PROBLEM REQUIREMENTS: Write out the data below exactly as given, without any of its pictures.

- - -

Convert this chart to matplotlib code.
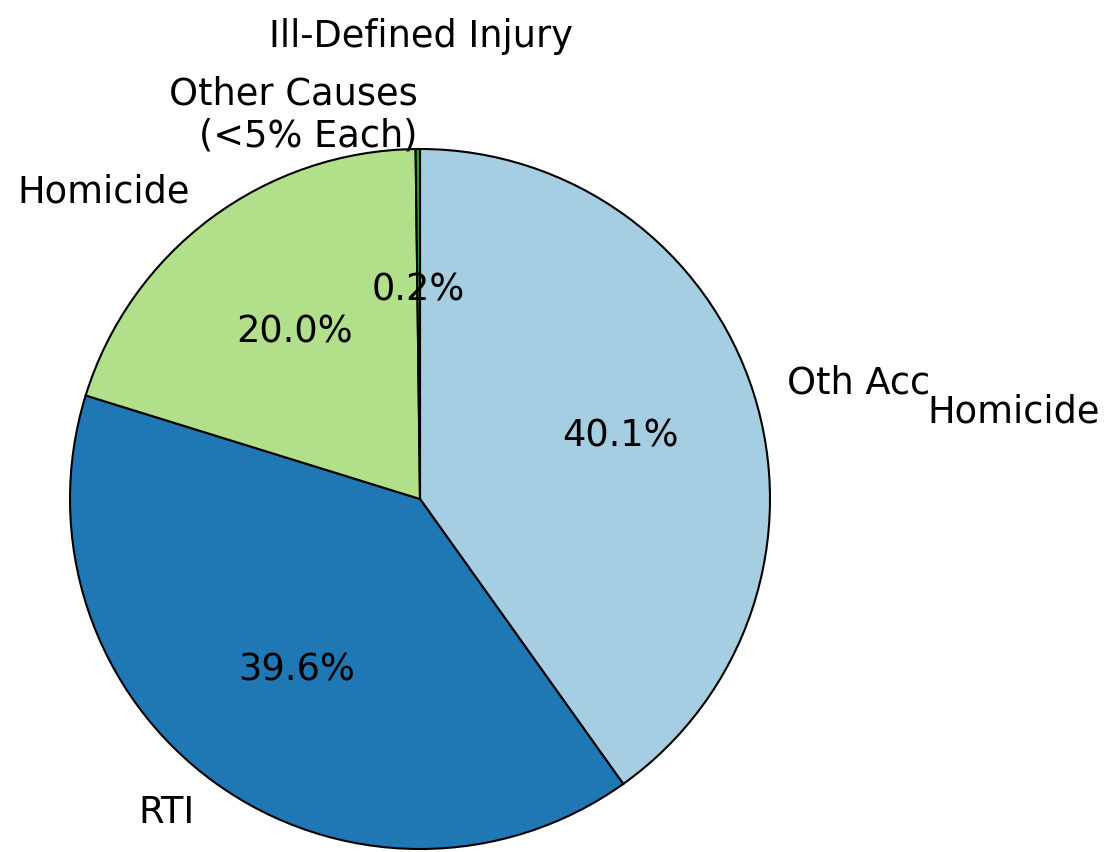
import matplotlib
matplotlib.use("Agg")
import matplotlib.pyplot as plt

# slice data (clockwise from 12 o'clock)
causes = ["Oth Acc", "RTI", "Homicide", "Other Causes\n(<5% Each)"]
shares = [40.1, 39.6, 20.0, 0.2]
colors = ["#a6cee3", "#1f78b4", "#b2df8a", "#33a02c"]

# stray labels that sit outside the pie in the original
extra_labels = ["Ill-Defined Injury", "Homicide"]

FS = 26.5

fig = plt.figure(figsize=(11.08, 8.53), dpi=100)
ax = fig.add_axes([0, 0, 1, 1])

ax.pie(shares, labels=causes, colors=colors, autopct="%1.1f%%",
       startangle=90, counterclock=False,
       wedgeprops=dict(edgecolor="black", linewidth=1.5),
       textprops=dict(fontsize=FS))

ax.text(0.003, 1.323, extra_labels[0], ha="center", va="center", fontsize=FS)
ax.text(1.449, 0.251, extra_labels[1], ha="left", va="center", fontsize=FS)

# centre at (420, 500) px, radius 350 px
ax.set_xlim(-420 / 350, (1108 - 420) / 350)
ax.set_ylim(-(853 - 500) / 350, 500 / 350)
ax.set_aspect("equal")
ax.axis("off")

fig.savefig("out.png", dpi=100)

- - -

OUTPUT:
Convert this chart to matplotlib code.
import matplotlib
matplotlib.use("Agg")
import matplotlib.pyplot as plt

# slice data (clockwise from 12 o'clock)
causes = ["Oth Acc", "RTI", "Homicide", "Other Causes\n(<5% Each)"]
shares = [40.1, 39.6, 20.0, 0.2]
colors = ["#a6cee3", "#1f78b4", "#b2df8a", "#33a02c"]

# stray labels that sit outside the pie in the original
extra_labels = ["Ill-Defined Injury", "Homicide"]

FS = 26.5

fig = plt.figure(figsize=(11.08, 8.53), dpi=100)
ax = fig.add_axes([0, 0, 1, 1])

ax.pie(shares, labels=causes, colors=colors, autopct="%1.1f%%",
       startangle=90, counterclock=False,
       wedgeprops=dict(edgecolor="black", linewidth=1.5),
       textprops=dict(fontsize=FS))

ax.text(0.003, 1.323, extra_labels[0], ha="center", va="center", fontsize=FS)
ax.text(1.449, 0.251, extra_labels[1], ha="left", va="center", fontsize=FS)

# centre at (420, 500) px, radius 350 px
ax.set_xlim(-420 / 350, (1108 - 420) / 350)
ax.set_ylim(-(853 - 500) / 350, 500 / 350)
ax.set_aspect("equal")
ax.axis("off")

fig.savefig("out.png", dpi=100)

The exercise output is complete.